** Extracted records **

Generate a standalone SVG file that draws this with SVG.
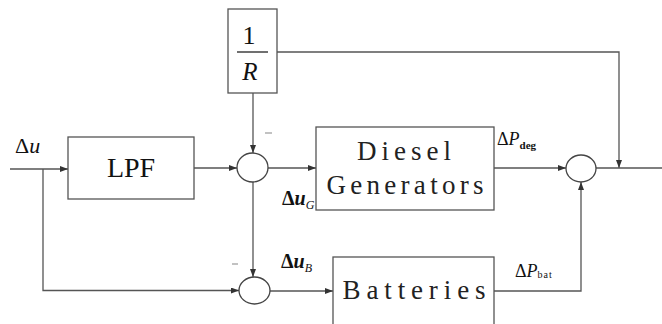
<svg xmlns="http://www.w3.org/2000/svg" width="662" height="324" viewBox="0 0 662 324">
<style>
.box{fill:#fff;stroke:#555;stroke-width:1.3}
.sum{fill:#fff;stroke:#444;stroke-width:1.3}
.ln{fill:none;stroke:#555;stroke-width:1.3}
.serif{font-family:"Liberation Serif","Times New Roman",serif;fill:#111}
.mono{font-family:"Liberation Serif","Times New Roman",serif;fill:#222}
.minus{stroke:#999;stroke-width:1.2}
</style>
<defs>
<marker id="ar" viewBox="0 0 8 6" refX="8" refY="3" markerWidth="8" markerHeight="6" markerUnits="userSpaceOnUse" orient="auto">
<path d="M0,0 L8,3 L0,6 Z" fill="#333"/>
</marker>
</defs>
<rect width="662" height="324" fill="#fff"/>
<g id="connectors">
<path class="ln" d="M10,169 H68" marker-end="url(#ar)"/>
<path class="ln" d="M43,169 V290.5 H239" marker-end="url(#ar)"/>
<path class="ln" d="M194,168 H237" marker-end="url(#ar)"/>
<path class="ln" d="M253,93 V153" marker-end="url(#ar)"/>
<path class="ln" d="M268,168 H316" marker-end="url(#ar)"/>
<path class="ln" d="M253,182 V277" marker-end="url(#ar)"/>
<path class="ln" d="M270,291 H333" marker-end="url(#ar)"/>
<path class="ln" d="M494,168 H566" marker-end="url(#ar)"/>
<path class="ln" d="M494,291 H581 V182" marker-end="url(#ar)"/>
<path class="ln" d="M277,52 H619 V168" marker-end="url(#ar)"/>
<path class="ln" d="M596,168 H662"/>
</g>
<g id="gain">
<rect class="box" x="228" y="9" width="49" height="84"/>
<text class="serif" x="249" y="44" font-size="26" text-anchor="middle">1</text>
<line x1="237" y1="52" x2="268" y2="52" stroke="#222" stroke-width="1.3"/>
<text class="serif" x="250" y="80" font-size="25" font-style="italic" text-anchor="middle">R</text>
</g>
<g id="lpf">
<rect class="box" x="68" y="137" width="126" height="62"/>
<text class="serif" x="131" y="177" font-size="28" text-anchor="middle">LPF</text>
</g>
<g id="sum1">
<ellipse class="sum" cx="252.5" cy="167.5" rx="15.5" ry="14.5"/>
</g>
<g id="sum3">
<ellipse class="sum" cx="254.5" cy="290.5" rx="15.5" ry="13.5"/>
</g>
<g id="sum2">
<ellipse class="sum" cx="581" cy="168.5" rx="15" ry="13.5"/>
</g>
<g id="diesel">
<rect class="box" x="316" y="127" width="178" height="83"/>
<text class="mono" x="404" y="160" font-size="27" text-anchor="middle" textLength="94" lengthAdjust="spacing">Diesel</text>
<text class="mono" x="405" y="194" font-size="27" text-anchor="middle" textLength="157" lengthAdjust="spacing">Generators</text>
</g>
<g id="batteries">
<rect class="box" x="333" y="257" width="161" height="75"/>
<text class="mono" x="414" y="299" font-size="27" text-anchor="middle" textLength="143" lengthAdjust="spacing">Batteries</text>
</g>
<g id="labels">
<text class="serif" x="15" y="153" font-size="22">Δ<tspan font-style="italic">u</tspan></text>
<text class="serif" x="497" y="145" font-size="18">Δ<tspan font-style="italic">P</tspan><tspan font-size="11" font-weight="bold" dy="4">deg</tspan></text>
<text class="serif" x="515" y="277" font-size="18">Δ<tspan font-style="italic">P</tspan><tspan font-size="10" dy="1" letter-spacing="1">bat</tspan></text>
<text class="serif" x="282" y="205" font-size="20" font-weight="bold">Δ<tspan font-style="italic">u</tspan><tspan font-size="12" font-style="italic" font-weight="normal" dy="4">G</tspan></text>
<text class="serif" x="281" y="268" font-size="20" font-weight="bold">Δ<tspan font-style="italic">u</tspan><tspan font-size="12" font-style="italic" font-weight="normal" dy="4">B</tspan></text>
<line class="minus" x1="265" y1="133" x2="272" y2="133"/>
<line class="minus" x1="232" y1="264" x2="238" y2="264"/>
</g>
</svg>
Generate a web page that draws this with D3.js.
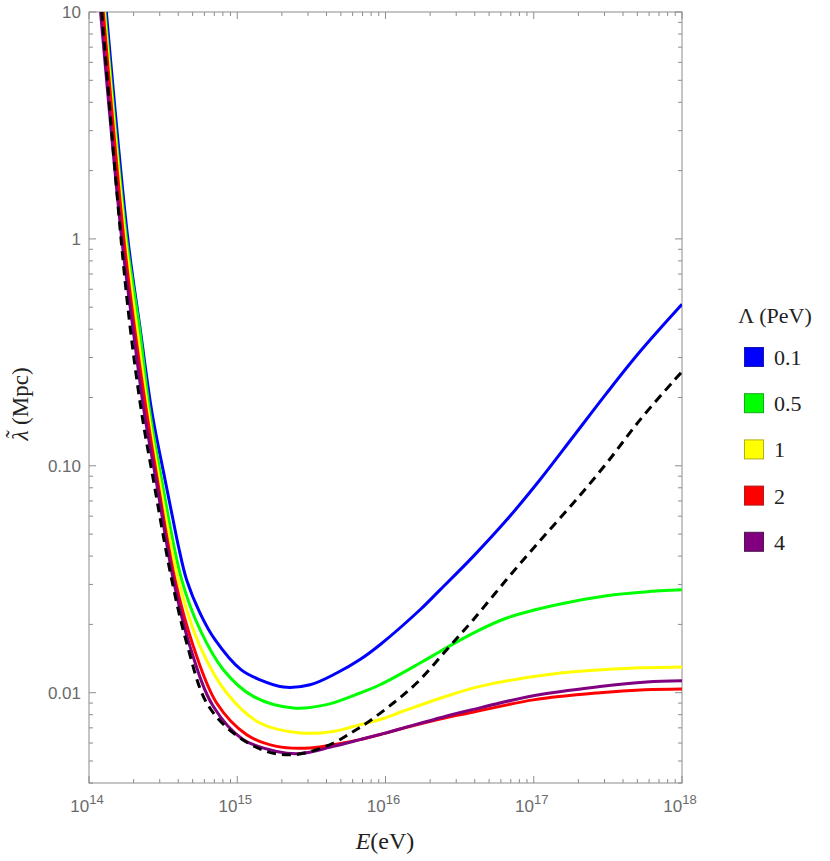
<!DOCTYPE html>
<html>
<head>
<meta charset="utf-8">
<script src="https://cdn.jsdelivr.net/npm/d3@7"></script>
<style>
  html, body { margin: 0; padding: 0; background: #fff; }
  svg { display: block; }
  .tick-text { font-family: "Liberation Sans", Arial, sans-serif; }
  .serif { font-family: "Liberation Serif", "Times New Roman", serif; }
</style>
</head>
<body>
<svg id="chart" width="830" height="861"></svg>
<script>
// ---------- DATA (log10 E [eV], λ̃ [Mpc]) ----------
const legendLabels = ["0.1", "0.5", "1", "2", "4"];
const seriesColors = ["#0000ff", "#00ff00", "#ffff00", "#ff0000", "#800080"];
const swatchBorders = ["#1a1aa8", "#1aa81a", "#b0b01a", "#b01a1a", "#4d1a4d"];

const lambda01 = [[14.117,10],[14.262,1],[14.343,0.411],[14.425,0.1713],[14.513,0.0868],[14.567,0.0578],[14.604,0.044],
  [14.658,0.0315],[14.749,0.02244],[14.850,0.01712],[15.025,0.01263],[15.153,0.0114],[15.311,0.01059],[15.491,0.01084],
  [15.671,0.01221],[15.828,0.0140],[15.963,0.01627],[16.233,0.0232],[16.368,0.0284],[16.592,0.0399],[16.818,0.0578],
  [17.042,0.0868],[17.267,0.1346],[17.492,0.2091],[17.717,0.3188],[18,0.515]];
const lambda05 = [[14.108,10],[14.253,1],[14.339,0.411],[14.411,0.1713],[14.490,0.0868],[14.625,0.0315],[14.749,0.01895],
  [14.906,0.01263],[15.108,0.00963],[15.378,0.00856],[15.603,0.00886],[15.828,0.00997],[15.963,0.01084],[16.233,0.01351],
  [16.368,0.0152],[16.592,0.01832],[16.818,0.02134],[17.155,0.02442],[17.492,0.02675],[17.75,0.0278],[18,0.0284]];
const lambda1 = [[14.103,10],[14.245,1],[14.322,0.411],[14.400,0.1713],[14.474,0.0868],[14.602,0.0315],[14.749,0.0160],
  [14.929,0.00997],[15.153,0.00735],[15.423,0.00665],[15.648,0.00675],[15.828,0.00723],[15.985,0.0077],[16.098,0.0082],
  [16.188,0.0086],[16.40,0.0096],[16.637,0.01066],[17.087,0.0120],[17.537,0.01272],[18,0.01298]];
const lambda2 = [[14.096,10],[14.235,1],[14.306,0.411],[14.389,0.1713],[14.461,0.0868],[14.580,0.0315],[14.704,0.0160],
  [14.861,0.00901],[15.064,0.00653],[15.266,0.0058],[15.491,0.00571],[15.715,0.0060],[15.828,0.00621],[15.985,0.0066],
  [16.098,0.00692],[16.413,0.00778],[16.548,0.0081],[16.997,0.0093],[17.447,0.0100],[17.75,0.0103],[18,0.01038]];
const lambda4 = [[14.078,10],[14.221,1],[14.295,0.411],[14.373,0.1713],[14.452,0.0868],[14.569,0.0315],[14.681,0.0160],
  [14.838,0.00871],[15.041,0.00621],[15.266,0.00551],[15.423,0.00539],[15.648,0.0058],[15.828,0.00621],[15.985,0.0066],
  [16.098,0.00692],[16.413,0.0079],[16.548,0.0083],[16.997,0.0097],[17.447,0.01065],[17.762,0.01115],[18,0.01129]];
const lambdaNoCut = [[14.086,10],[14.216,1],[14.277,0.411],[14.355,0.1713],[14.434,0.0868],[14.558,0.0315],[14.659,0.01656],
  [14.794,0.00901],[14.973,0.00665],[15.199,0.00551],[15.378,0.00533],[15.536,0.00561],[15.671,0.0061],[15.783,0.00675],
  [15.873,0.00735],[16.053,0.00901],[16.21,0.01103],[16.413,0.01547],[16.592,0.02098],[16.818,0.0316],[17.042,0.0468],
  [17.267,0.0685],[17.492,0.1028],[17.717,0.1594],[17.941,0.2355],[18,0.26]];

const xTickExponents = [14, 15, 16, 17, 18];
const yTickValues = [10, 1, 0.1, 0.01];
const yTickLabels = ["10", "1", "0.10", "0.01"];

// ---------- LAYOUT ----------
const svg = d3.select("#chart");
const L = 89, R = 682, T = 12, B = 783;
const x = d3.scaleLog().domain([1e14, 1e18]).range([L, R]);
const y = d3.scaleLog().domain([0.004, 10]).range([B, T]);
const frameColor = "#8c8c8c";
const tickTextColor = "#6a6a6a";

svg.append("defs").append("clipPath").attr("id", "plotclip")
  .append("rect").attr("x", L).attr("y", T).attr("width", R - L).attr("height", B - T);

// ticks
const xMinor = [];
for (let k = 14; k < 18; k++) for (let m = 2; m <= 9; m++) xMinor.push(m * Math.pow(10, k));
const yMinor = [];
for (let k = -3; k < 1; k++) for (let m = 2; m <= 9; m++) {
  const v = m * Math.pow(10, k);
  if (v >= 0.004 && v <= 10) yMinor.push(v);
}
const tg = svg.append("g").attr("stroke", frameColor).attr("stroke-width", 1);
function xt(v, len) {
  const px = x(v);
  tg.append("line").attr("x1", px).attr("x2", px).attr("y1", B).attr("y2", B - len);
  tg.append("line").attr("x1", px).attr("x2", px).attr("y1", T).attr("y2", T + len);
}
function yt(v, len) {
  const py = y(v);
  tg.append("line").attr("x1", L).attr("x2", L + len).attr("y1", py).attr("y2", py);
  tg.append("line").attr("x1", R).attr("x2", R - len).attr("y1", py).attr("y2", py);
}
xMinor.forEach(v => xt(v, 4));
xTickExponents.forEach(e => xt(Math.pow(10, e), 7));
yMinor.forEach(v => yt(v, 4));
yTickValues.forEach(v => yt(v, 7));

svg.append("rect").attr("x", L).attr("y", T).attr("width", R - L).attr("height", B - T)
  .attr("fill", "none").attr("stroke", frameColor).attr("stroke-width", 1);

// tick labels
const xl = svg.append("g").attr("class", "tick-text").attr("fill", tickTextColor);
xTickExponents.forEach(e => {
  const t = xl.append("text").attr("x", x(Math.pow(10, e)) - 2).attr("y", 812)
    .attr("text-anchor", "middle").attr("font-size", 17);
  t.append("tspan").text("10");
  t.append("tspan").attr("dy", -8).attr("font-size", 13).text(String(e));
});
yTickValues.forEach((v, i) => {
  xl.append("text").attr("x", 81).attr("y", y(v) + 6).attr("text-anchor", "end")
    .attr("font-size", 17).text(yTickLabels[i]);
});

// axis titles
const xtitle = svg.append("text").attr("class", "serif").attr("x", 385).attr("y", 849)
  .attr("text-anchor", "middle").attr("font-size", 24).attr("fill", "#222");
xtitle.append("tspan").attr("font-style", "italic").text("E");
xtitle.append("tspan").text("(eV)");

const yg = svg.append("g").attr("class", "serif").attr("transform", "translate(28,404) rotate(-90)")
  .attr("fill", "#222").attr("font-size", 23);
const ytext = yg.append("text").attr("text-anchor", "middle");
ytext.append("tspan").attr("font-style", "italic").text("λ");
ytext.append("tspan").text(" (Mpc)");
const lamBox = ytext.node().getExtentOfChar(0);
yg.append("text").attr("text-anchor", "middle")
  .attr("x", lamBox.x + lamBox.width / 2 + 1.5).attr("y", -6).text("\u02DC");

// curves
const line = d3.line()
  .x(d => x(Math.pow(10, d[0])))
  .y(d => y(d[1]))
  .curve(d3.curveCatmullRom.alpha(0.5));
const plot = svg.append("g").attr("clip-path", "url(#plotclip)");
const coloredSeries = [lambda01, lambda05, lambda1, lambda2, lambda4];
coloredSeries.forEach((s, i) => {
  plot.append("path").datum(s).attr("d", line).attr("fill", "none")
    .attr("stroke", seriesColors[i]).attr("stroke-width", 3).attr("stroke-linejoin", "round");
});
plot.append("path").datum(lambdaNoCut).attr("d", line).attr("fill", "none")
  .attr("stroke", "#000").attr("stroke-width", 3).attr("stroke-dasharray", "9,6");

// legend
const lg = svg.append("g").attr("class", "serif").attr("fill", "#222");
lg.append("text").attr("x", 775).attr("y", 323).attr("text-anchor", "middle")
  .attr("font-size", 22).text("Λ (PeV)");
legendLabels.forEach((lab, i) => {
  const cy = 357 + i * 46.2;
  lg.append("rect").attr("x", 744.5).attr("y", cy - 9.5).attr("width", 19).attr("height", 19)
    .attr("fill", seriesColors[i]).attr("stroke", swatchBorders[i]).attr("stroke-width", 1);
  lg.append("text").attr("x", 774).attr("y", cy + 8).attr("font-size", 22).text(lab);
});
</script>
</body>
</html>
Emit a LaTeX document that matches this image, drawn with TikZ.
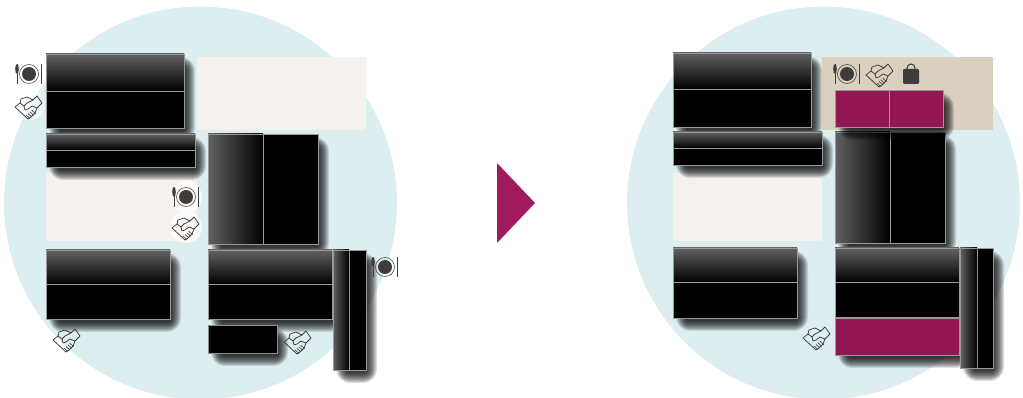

** Instructions to follow **
Using the records above, gather all lines where the string "with" is present.

** Reply **
Generate a standalone SVG file that draws this with SVG.
Generate a web page that draws this with D3.js.
Emit a LaTeX document that matches this image, drawn with TikZ.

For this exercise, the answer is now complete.